Harvard T.H. Chan
School of Public Health
About the Webinar
As obesity prevalence continues to increase in the United States, along with widening disparities, and social and commercial determinants of health and structural racism continue their influence, interventions with good evidence for implementation and effectiveness have attracted attention. Decision makers are interested in what they can change to improve child nutrition, physical activity, health-related outcomes, and health equity, along with getting the best value for dollars spent.
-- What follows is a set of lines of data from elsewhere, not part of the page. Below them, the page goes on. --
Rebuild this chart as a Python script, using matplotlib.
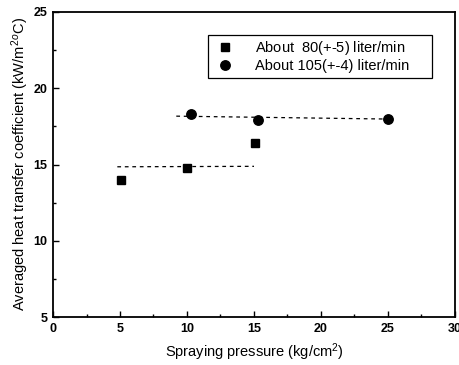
import matplotlib
matplotlib.use("Agg")
import matplotlib.pyplot as plt
from matplotlib.patches import Rectangle
from matplotlib.ticker import MultipleLocator

plt.rcParams['font.family'] = ['Liberation Sans', 'DejaVu Sans']
plt.rcParams['mathtext.fontset'] = 'custom'
plt.rcParams['mathtext.rm'] = 'Liberation Sans'
plt.rcParams['mathtext.it'] = 'Liberation Sans:italic'

# Measured points, two flow-rate groups
pressure_80 = [5.1, 10.0, 15.1]
htc_80 = [14.0, 14.8, 16.4]
pressure_105 = [10.3, 15.3, 25.0]
htc_105 = [18.3, 17.9, 18.0]

# Dashed trend lines (start/end)
trend_80_x = [4.8, 15.0]
trend_80_y = [14.85, 14.88]
trend_105_x = [9.2, 25.0]
trend_105_y = [18.17, 17.98]

fig = plt.figure(figsize=(4.6, 3.65), dpi=100)
ax = fig.add_axes([53 / 460, 1 - 317 / 365, 402 / 460, 305 / 365])

ax.plot(trend_80_x, trend_80_y, color='black', linestyle=(0, (3, 3)), linewidth=0.9)
ax.plot(trend_105_x, trend_105_y, color='black', linestyle=(0, (3, 3)), linewidth=0.9)
ax.plot(pressure_80, htc_80, 's', color='black', markersize=6.3,
        label='About  $\\mathit{80}$(+-5) liter/min')
ax.plot(pressure_105, htc_105, 'o', color='black', markersize=6.8,
        label='About 105(+-4) liter/min')

ax.set_xlim(0, 30)
ax.set_ylim(5, 25)
ax.xaxis.set_major_locator(MultipleLocator(5))
ax.xaxis.set_minor_locator(MultipleLocator(2.5))
ax.yaxis.set_major_locator(MultipleLocator(5))
ax.yaxis.set_minor_locator(MultipleLocator(2.5))
ax.tick_params(which='both', direction='in', top=False, right=False,
               labelsize=9)
ax.tick_params(which='major', length=4, width=1, pad=4)
ax.tick_params(which='minor', length=2.5, width=1)
for lbl in ax.get_xticklabels() + ax.get_yticklabels():
    lbl.set_fontweight('bold')
for s in ax.spines.values():
    s.set_linewidth(1.3)

ax.set_xlabel('Spraying pressure (kg/cm$^2$)', fontsize=10.5, labelpad=5)
ax.set_ylabel('Averaged heat transfer coefficient (kW/m$^2$$^o$C)', fontsize=10.5, labelpad=2)

# legend without its own frame; a wider box is drawn around it
leg = ax.legend(loc='upper left', bbox_to_anchor=(0.405, 0.91),
                fontsize=10.5, frameon=False, handletextpad=1.5,
                borderpad=0, borderaxespad=0, labelspacing=0.12,
                handlelength=1.2)
ax.add_patch(Rectangle((0.386, 0.784), 0.558, 0.141, transform=ax.transAxes,
                       facecolor='none', edgecolor='black', linewidth=0.9,
                       zorder=5))

fig.savefig('out.png', dpi=100)
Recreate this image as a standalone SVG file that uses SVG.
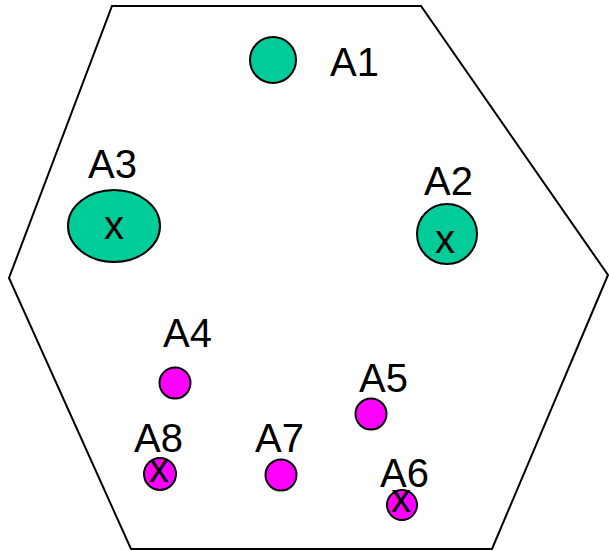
<svg xmlns="http://www.w3.org/2000/svg" width="609" height="551" viewBox="0 0 609 551">
<style>
.g{fill:#00CC99;stroke:#000;stroke-width:2}
.m{fill:#FF00FF;stroke:#000;stroke-width:2}
text{font-family:"Liberation Sans",Arial,sans-serif;font-size:40px;fill:#000}
.x{text-anchor:middle}
</style>
<rect width="609" height="551" fill="#fff"/>
<g id="hexagon">
<polygon points="112,6 421,6 608,275 492,549 131,549 9,278" fill="none" stroke="#000" stroke-width="2"/>
</g>
<g id="connectors"></g>
<g id="A1"><circle class="g" cx="273" cy="60" r="23"/><text x="330" y="76">A1</text></g>
<g id="A2"><ellipse class="g" cx="447" cy="234" rx="30" ry="30"/><text x="424" y="195">A2</text><text class="x" x="445" y="253">x</text></g>
<g id="A3"><ellipse class="g" cx="114" cy="226" rx="46" ry="36"/><text x="88" y="178">A3</text><text class="x" x="114" y="239">x</text></g>
<g id="A4"><circle class="m" cx="175" cy="383" r="15.5"/><text x="163" y="347">A4</text></g>
<g id="A5"><circle class="m" cx="371" cy="414" r="15.5"/><text x="359" y="392">A5</text></g>
<g id="A6"><circle class="m" cx="402" cy="505" r="15"/><text x="380" y="487">A6</text><text class="x" x="401" y="512">x</text></g>
<g id="A7"><circle class="m" cx="281" cy="475" r="15.5"/><text x="255" y="452">A7</text></g>
<g id="A8"><circle class="m" cx="160" cy="474" r="16"/><text x="134" y="452">A8</text><text class="x" x="159" y="482">x</text></g>
</svg>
In this session, Dr. Gortmaker discussed how the CHOICES (Childhood Obesity Intervention Cost-Effectiveness Study) team has evaluated a broad range of strategies for their impact on population health, health equity, and cost-effectiveness. Metrics for effectively communicating health-related outcomes and health equity are highlighted. Interventions include those already effectively implemented such as the WIC food package change (2009), the Healthy, Hunger-Free Kids Act (HHFKA) (2012), nationwide calorie labeling in fast food locations (2018), and sugary drink excise taxes. Dr. Gortmaker also discussed the CHOICES team’s learning collaborative partnership work with 21 city, county, and state health departments and their community partners, and the CHOICES Community of Practice. Results indicate two different pathways that can lead to success at cost-effectively improving overall population health and health equity.
About Steve Gortmaker
Dr. Steve Gortmaker is Professor of the Practice of Health Sociology at the Harvard T.H. Chan School of Public Health. He directs the Harvard T.H. Chan School of Public Health Prevention Research Center. Current work includes the CHOICES project, which is evaluating the cost effectiveness, and population and health equity impact of a wide range of childhood obesity preventive strategies. This work incudes collaborations with 21 different city, county, and state health departments and community partners. Dr. Gortmaker has been an author on more than 270 publications, including recent CHOICES papers in Health Affairs, Preventive Medicine, and the New England Journal of Medicine.